The decision on CCJEF (Connecticut Coalition for Justice in Education Funding) vs Rell lawsuit was announced and should have significant impact on educational funding in Connecticut. The decision is far reaching and looks to change not only how schools are funded but also priorities in funding allocation.
Here are the key components of the decision:
- A ruling that it is NOT UNCONSTITUTIONAL for the state to have a public education financing system that is NOT based on the amount of money it takes to provide every child equitable access to an adequate educational program.
- A ruling that the present system for funding public education in CT is unconstitutional because it is irrational. The judge gave the State 180 days to submit to the plaintiffs in the case a system that is rational.
- An apparent ruling that the State has to develop a system for requiring students to actually demonstrate that they have mastered specified content and skills before being awarded a high school diploma and a requirement that there be a State graduation exit exam established for this purpose.
- An apparent ruling that the current system for teacher evaluation be revamped so that compensation is based on the results of teacher evaluation.
- An apparent ruling that would require the State not to program for children whose special needs are so severe that education cannot materially influence the quality of their lives.
Appeals in the case are likely but it would appear at this juncture all school districts will face significant changes in the future. Under the ruling, gone would be the days of social promotion and high school diplomas presented with little basis in merit.

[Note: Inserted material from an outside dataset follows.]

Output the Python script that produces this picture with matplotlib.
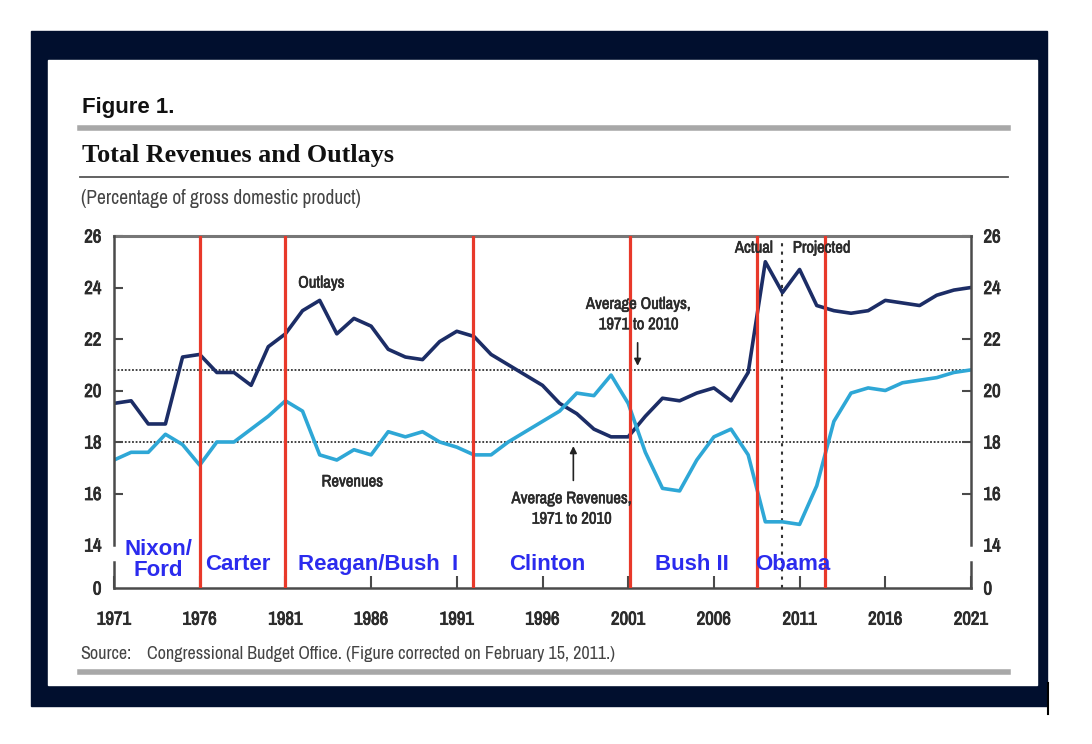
import matplotlib
matplotlib.use('Agg')
import matplotlib.pyplot as plt
from matplotlib.patches import Rectangle
from matplotlib.lines import Line2D
import matplotlib.patheffects as pe

# ---------------- data ----------------
years = list(range(1971, 2022))
outlays = [19.5, 19.6, 18.7, 18.7, 21.3, 21.4, 20.7, 20.7, 20.2, 21.7,
           22.2, 23.1, 23.5, 22.2, 22.8, 22.5, 21.6, 21.3, 21.2, 21.9,
           22.3, 22.1, 21.4, 21.0, 20.6, 20.2, 19.5, 19.1, 18.5, 18.2,
           18.2, 19.0, 19.7, 19.6, 19.9, 20.1, 19.6, 20.7, 25.0, 23.8,
           24.7, 23.3, 23.1, 23.0, 23.1, 23.5, 23.4, 23.3, 23.7, 23.9, 24.0]
revenues = [17.3, 17.6, 17.6, 18.3, 17.9, 17.1, 18.0, 18.0, 18.5, 19.0,
            19.6, 19.2, 17.5, 17.3, 17.7, 17.5, 18.4, 18.2, 18.4, 18.0,
            17.8, 17.5, 17.5, 18.0, 18.4, 18.8, 19.2, 19.9, 19.8, 20.6,
            19.5, 17.6, 16.2, 16.1, 17.3, 18.2, 18.5, 17.5, 14.9, 14.9,
            14.8, 16.3, 18.8, 19.9, 20.1, 20.0, 20.3, 20.4, 20.5, 20.7, 20.8]
avg_outlays = 20.8
avg_revenues = 18.0
term_boundaries = [1976.0, 1981.0, 1991.95, 2001.1, 2008.5, 2012.5]
admin_names = ["Nixon/\nFord", "Carter", "Reagan/Bush  I", "Clinton", "Bush II", "Obama"]
admin_x = [1973.6, 1978.2, 1986.4, 1996.3, 2004.7, 2008.4]
actual_end = 2010
xtick_years = list(range(1971, 2022, 5))
ytick_vals = [14, 16, 18, 20, 22, 24, 26]

# ---------------- figure ----------------
W, H = 1092, 744
fig = plt.figure(figsize=(W / 100, H / 100), dpi=100)
fig.patch.set_facecolor('white')

def fx(x):
    return x / W

def fy(y):
    return 1 - y / H

NAVY = '#010f2e'
fig.patches.append(Rectangle((fx(31), fy(706)), fx(1047) - fx(31), fy(31) - fy(706),
                             transform=fig.transFigure, color=NAVY, zorder=-2))
fig.patches.append(Rectangle((fx(48), fy(685)), fx(1037) - fx(48), fy(60) - fy(685),
                             transform=fig.transFigure, color='white', zorder=-1))
fig.lines.append(Line2D([fx(1048), fx(1048)], [fy(683), fy(714)], transform=fig.transFigure,
                        color='black', lw=1.5))

NARROW = ['Archivo Narrow', 'DejaVu Sans']
SANS = ['Liberation Sans', 'DejaVu Sans']
SERIF = ['Liberation Serif', 'DejaVu Serif']
TXT = '#2b2b2b'

def bold_fx(c, w):
    return [pe.withStroke(linewidth=w, foreground=c)]

# header
fig.text(fx(82), fy(113), "Figure 1.", family=SANS, weight='bold', fontsize=16,
         color='#111111', va='baseline', ha='left')
fig.lines.append(Line2D([fx(80), fx(1008)], [fy(128), fy(128)], transform=fig.transFigure,
                        color='#a8a8a8', lw=4.0))
fig.text(fx(82), fy(162), "Total Revenues and Outlays", family=SERIF, weight='bold',
         fontsize=18.8, color='#111111', va='baseline', ha='left')
fig.lines.append(Line2D([fx(80), fx(1008)], [fy(177), fy(177)], transform=fig.transFigure,
                        color='#555555', lw=1.3))
fig.text(fx(81), fy(204), "(Percentage of gross domestic product)", family=NARROW,
         fontsize=14, color='#444444', va='baseline', ha='left')

# footer
fig.text(fx(80), fy(659), "Source:", family=NARROW, fontsize=13, color='#444444',
         va='baseline', ha='left')
fig.text(fx(147), fy(659), "Congressional Budget Office. (Figure corrected on February 15, 2011.)",
         family=NARROW, fontsize=13, color='#444444', va='baseline', ha='left')
fig.lines.append(Line2D([fx(80), fx(1008)], [fy(672), fy(672)], transform=fig.transFigure,
                        color='#a8a8a8', lw=4.0))

# ---------------- axes ----------------
px_per_unit = 25.75
BOT = 14 - 43 / px_per_unit  # position of "0" below axis break
ax = fig.add_axes([fx(114), fy(588), fx(971) - fx(114), fy(236) - fy(588)])
ax.set_zorder(5)
ax.set_xlim(1971, 2021)
ax.set_ylim(BOT, 26)
ax.set_facecolor('none')

OUT_C = '#1c2d66'
REV_C = '#2ea7d6'
RED = '#e8392a'

ax.axhline(avg_outlays, color='#333333', lw=1.3, ls=(0, (1, 1)), zorder=1)
ax.axhline(avg_revenues, color='#333333', lw=1.3, ls=(0, (1, 1)), zorder=1)
ax.axvline(actual_end, color='#333333', lw=1.5, ls=(0, (1.5, 2.5)), zorder=1)

ax.plot(years, outlays, color=OUT_C, lw=2.6, zorder=2, solid_joinstyle='round')
ax.plot(years, revenues, color=REV_C, lw=2.6, zorder=2, solid_joinstyle='round')

for xb in term_boundaries:
    ax.axvline(xb, color=RED, lw=2.3, zorder=3)

# spines (with axis break between 0 and 14)
for s in ['left', 'right']:
    ax.spines[s].set_visible(False)
gap_low = 14 - 17 / px_per_unit
for xs in [0, 1]:
    ax.plot([xs, xs], [0, (gap_low - BOT) / (26 - BOT)], transform=ax.transAxes,
            color='#4a4a4a', lw=1.8, clip_on=False, zorder=4)
    ax.plot([xs, xs], [(14 - BOT) / (26 - BOT), 1], transform=ax.transAxes,
            color='#4a4a4a', lw=1.8, clip_on=False, zorder=4)
ax.spines['top'].set_color('#777777')
ax.spines['top'].set_linewidth(2.2)
ax.spines['bottom'].set_color('#4a4a4a')
ax.spines['bottom'].set_linewidth(1.8)

# ticks
ax.set_xticks(xtick_years)
ax.set_xticklabels([str(y) for y in xtick_years])
ax.set_yticks([BOT] + ytick_vals)
ax.set_yticklabels(['0'] + [str(v) for v in ytick_vals])
ax.tick_params(axis='x', direction='in', length=9, width=1.5, color='#4a4a4a', pad=17)
ax.tick_params(axis='y', direction='in', length=6.5, width=1.5, color='#4a4a4a', pad=9,
               right=True, labelright=True)
for lab in ax.get_xticklabels() + ax.get_yticklabels():
    lab.set_family(NARROW)
    lab.set_weight('bold')
    lab.set_fontsize(13.5)
    lab.set_color(TXT)
    lab.set_path_effects(bold_fx(TXT, 0.6))
for t in ax.yaxis.get_major_ticks()[:2]:
    t.tick1line.set_visible(False)
    t.tick2line.set_visible(False)

# annotations
ann = dict(family=NARROW, weight='bold', fontsize=12, color=TXT,
           path_effects=bold_fx(TXT, 0.4))
ax.text(1983.1, 24.17, "Outlays", ha='center', va='center', **ann)
ax.text(1984.9, 16.45, "Revenues", ha='center', va='center', **ann)
ax.text(2001.6, 22.95, "Average Outlays,\n1971 to 2010", ha='center', va='center',
        linespacing=1.45, **ann)
ax.text(1997.7, 15.4, "Average Revenues,\n1971 to 2010", ha='center', va='center',
        linespacing=1.45, **ann)
ax.annotate("", xy=(2001.55, avg_outlays + 0.05), xytext=(2001.55, 21.96),
            arrowprops=dict(arrowstyle='-|>', color='#222222', lw=1.2, mutation_scale=10))
ax.annotate("", xy=(1997.8, avg_revenues - 0.05), xytext=(1997.8, 16.4),
            arrowprops=dict(arrowstyle='-|>', color='#222222', lw=1.2, mutation_scale=10))
ax.text(actual_end - 0.55, 25.53, "Actual", ha='right', va='center', **ann)
ax.text(actual_end + 0.6, 25.53, "Projected", ha='left', va='center', **ann)

BLUE = '#2b2bee'
for name, xa in zip(admin_names, admin_x):
    if name.startswith("Nixon"):
        ax.text(xa, 13.42, name, ha='center', va='center', family=SANS, weight='bold',
                fontsize=16, color=BLUE, linespacing=0.95, zorder=5)
    elif name == "Obama":
        ax.text(xa, 13.03, name, ha='left', va='baseline', family=SANS, weight='bold',
                fontsize=16, color=BLUE, zorder=5)
    else:
        ax.text(xa, 13.03, name, ha='center', va='baseline', family=SANS, weight='bold',
                fontsize=16, color=BLUE, zorder=5)

fig.savefig('out.png', dpi=100)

Teacher compensation currently structured by contractual obligations rather than individual productivity or merit would be changed to a system based on results of teacher evaluation. In the land of steady habits, it will be difficult to facilitate real change and not window dressing to institute a realistic system of evaluation and compensation.
Special education would no longer be required for children whose needs are so severe that education cannot materially influence their quality of life. This may not be as clear cut as it sounds and remains open to some interpretation. Currently special education costs for a single student can be hundreds of thousands of dollars.
The “irrational” system for funding education must be changed in Connecticut. The new formula, under this decision, will not be based on a false premise of a constitutional guarantee to provide every child equitable access to an adequate educational program.
One thing for sure lobbyist and special interest groups will be active to pressure our legislature to preserve, protect and promote their positions as new policies are written.